Let's try to craft an example.
Why does marketing/PR have to be its own department with dedicated employees?
If we view the company as a network of individuals working towards a common goal (or goals), there will be some people there who are excellent at telling the company story to their particular audiences. The customer service rep., the salesperson, the receptionist and the HR manager (I am deliberately choosing non-line-of-business executives to make a point) may all be better company story tellers (brand managers) than the officially designated MBA assigned to the task. Why not empower them?
Your customers, your partners and, of course, your executives, are all groups that may hold excellent storytellers in their midst. You just need to identify them and give them the tools/training they need to broaden their efforts (augment/leverage them into greater visibility). You see this activity developing right now through blogs etc.
Now, this doesn't mean there shouldn't be leadership (with the appropriate skills) in the field of marketing/PR to shepherd along this loosely defined group. But I do think that the standard department approach can be changed.
I think that if we encourage people to be multi-dimensional, to embrace and use all of their various skills in their jobs vs. pigeonholing them then policing the borders, companies will gain much more benefit from their employees (and higher job satisfaction).

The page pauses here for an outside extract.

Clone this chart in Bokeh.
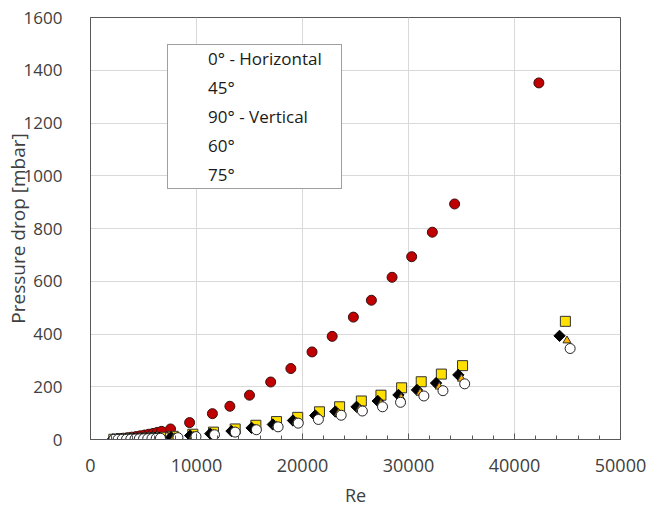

An excellent viewpoint, Elizabeth. Perhaps I can change the stance slightly. You say 'they should uncover the frame through which their employee or potential employee views the world and place him or her in the loosely-defined work boundary that best fits them'. Why not instead take the perspective of a customer and through that customer's eyes view how this employee or potential employee adds to their customer experience. You should make sure that this customer experience will include all it should. This may suggest how the employee must collaborate with others to deliver the very best customer experience.